Exercise goal: Output all lines exactly.
======== Supplied information
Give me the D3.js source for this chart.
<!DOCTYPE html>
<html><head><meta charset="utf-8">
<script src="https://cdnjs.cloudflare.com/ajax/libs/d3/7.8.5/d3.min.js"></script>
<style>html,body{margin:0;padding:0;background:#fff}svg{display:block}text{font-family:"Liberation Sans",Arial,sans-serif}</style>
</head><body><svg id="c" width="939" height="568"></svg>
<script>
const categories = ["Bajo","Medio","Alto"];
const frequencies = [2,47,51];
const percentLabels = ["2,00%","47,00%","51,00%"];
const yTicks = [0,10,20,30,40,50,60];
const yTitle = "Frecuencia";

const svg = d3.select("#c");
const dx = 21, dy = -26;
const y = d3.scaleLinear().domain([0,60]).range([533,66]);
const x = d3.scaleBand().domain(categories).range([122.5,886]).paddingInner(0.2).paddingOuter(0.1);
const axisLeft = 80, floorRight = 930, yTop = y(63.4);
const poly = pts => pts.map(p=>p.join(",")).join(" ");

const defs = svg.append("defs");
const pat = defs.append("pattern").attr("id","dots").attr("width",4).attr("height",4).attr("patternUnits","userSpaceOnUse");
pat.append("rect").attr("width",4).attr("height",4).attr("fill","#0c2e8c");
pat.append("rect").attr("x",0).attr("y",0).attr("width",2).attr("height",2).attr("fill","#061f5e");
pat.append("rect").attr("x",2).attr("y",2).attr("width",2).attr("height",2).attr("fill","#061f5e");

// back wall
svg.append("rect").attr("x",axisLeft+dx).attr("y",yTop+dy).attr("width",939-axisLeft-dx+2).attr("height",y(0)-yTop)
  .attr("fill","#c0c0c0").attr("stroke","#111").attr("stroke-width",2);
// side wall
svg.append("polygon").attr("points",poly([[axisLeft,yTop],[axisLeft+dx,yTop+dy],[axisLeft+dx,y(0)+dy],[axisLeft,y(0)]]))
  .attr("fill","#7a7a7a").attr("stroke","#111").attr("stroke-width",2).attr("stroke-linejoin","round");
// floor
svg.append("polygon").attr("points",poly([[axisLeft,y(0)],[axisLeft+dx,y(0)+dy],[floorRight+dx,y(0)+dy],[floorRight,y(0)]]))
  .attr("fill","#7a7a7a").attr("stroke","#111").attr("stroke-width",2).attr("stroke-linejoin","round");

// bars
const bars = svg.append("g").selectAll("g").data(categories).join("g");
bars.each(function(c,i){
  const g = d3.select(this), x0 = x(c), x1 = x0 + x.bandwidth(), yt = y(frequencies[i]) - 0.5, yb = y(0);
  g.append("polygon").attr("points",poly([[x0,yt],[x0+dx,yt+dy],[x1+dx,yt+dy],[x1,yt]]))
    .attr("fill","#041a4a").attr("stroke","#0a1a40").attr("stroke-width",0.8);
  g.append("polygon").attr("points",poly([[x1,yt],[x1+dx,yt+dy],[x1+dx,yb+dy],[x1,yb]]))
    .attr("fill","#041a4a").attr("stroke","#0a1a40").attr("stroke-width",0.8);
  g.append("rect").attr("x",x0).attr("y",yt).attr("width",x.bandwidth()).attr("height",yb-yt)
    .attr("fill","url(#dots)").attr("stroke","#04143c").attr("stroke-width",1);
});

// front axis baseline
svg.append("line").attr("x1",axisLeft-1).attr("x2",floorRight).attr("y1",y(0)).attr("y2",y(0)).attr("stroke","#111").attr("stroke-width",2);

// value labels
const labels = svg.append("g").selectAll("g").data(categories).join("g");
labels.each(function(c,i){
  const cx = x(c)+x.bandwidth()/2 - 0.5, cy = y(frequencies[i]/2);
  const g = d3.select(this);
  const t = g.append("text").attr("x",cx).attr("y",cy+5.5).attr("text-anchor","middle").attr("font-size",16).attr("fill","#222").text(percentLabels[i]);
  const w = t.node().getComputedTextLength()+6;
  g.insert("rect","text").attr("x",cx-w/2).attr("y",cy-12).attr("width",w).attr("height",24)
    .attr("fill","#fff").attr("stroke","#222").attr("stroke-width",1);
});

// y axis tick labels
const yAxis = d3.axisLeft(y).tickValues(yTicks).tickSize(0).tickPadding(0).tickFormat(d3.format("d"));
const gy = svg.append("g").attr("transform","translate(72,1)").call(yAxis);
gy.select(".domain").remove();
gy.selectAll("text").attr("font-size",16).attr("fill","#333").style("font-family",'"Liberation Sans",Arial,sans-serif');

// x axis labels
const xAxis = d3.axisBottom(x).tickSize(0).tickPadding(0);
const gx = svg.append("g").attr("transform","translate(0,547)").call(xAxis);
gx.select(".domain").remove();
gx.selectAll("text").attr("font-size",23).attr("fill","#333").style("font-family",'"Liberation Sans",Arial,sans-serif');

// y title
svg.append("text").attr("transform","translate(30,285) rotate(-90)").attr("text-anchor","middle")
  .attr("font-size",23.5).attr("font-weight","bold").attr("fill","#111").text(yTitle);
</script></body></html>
================
Solution below:
Give me the D3.js source for this chart.
<!DOCTYPE html>
<html><head><meta charset="utf-8">
<script src="https://cdnjs.cloudflare.com/ajax/libs/d3/7.8.5/d3.min.js"></script>
<style>html,body{margin:0;padding:0;background:#fff}svg{display:block}text{font-family:"Liberation Sans",Arial,sans-serif}</style>
</head><body><svg id="c" width="939" height="568"></svg>
<script>
const categories = ["Bajo","Medio","Alto"];
const frequencies = [2,47,51];
const percentLabels = ["2,00%","47,00%","51,00%"];
const yTicks = [0,10,20,30,40,50,60];
const yTitle = "Frecuencia";

const svg = d3.select("#c");
const dx = 21, dy = -26;
const y = d3.scaleLinear().domain([0,60]).range([533,66]);
const x = d3.scaleBand().domain(categories).range([122.5,886]).paddingInner(0.2).paddingOuter(0.1);
const axisLeft = 80, floorRight = 930, yTop = y(63.4);
const poly = pts => pts.map(p=>p.join(",")).join(" ");

const defs = svg.append("defs");
const pat = defs.append("pattern").attr("id","dots").attr("width",4).attr("height",4).attr("patternUnits","userSpaceOnUse");
pat.append("rect").attr("width",4).attr("height",4).attr("fill","#0c2e8c");
pat.append("rect").attr("x",0).attr("y",0).attr("width",2).attr("height",2).attr("fill","#061f5e");
pat.append("rect").attr("x",2).attr("y",2).attr("width",2).attr("height",2).attr("fill","#061f5e");

// back wall
svg.append("rect").attr("x",axisLeft+dx).attr("y",yTop+dy).attr("width",939-axisLeft-dx+2).attr("height",y(0)-yTop)
  .attr("fill","#c0c0c0").attr("stroke","#111").attr("stroke-width",2);
// side wall
svg.append("polygon").attr("points",poly([[axisLeft,yTop],[axisLeft+dx,yTop+dy],[axisLeft+dx,y(0)+dy],[axisLeft,y(0)]]))
  .attr("fill","#7a7a7a").attr("stroke","#111").attr("stroke-width",2).attr("stroke-linejoin","round");
// floor
svg.append("polygon").attr("points",poly([[axisLeft,y(0)],[axisLeft+dx,y(0)+dy],[floorRight+dx,y(0)+dy],[floorRight,y(0)]]))
  .attr("fill","#7a7a7a").attr("stroke","#111").attr("stroke-width",2).attr("stroke-linejoin","round");

// bars
const bars = svg.append("g").selectAll("g").data(categories).join("g");
bars.each(function(c,i){
  const g = d3.select(this), x0 = x(c), x1 = x0 + x.bandwidth(), yt = y(frequencies[i]) - 0.5, yb = y(0);
  g.append("polygon").attr("points",poly([[x0,yt],[x0+dx,yt+dy],[x1+dx,yt+dy],[x1,yt]]))
    .attr("fill","#041a4a").attr("stroke","#0a1a40").attr("stroke-width",0.8);
  g.append("polygon").attr("points",poly([[x1,yt],[x1+dx,yt+dy],[x1+dx,yb+dy],[x1,yb]]))
    .attr("fill","#041a4a").attr("stroke","#0a1a40").attr("stroke-width",0.8);
  g.append("rect").attr("x",x0).attr("y",yt).attr("width",x.bandwidth()).attr("height",yb-yt)
    .attr("fill","url(#dots)").attr("stroke","#04143c").attr("stroke-width",1);
});

// front axis baseline
svg.append("line").attr("x1",axisLeft-1).attr("x2",floorRight).attr("y1",y(0)).attr("y2",y(0)).attr("stroke","#111").attr("stroke-width",2);

// value labels
const labels = svg.append("g").selectAll("g").data(categories).join("g");
labels.each(function(c,i){
  const cx = x(c)+x.bandwidth()/2 - 0.5, cy = y(frequencies[i]/2);
  const g = d3.select(this);
  const t = g.append("text").attr("x",cx).attr("y",cy+5.5).attr("text-anchor","middle").attr("font-size",16).attr("fill","#222").text(percentLabels[i]);
  const w = t.node().getComputedTextLength()+6;
  g.insert("rect","text").attr("x",cx-w/2).attr("y",cy-12).attr("width",w).attr("height",24)
    .attr("fill","#fff").attr("stroke","#222").attr("stroke-width",1);
});

// y axis tick labels
const yAxis = d3.axisLeft(y).tickValues(yTicks).tickSize(0).tickPadding(0).tickFormat(d3.format("d"));
const gy = svg.append("g").attr("transform","translate(72,1)").call(yAxis);
gy.select(".domain").remove();
gy.selectAll("text").attr("font-size",16).attr("fill","#333").style("font-family",'"Liberation Sans",Arial,sans-serif');

// x axis labels
const xAxis = d3.axisBottom(x).tickSize(0).tickPadding(0);
const gx = svg.append("g").attr("transform","translate(0,547)").call(xAxis);
gx.select(".domain").remove();
gx.selectAll("text").attr("font-size",23).attr("fill","#333").style("font-family",'"Liberation Sans",Arial,sans-serif');

// y title
svg.append("text").attr("transform","translate(30,285) rotate(-90)").attr("text-anchor","middle")
  .attr("font-size",23.5).attr("font-weight","bold").attr("fill","#111").text(yTitle);
</script></body></html>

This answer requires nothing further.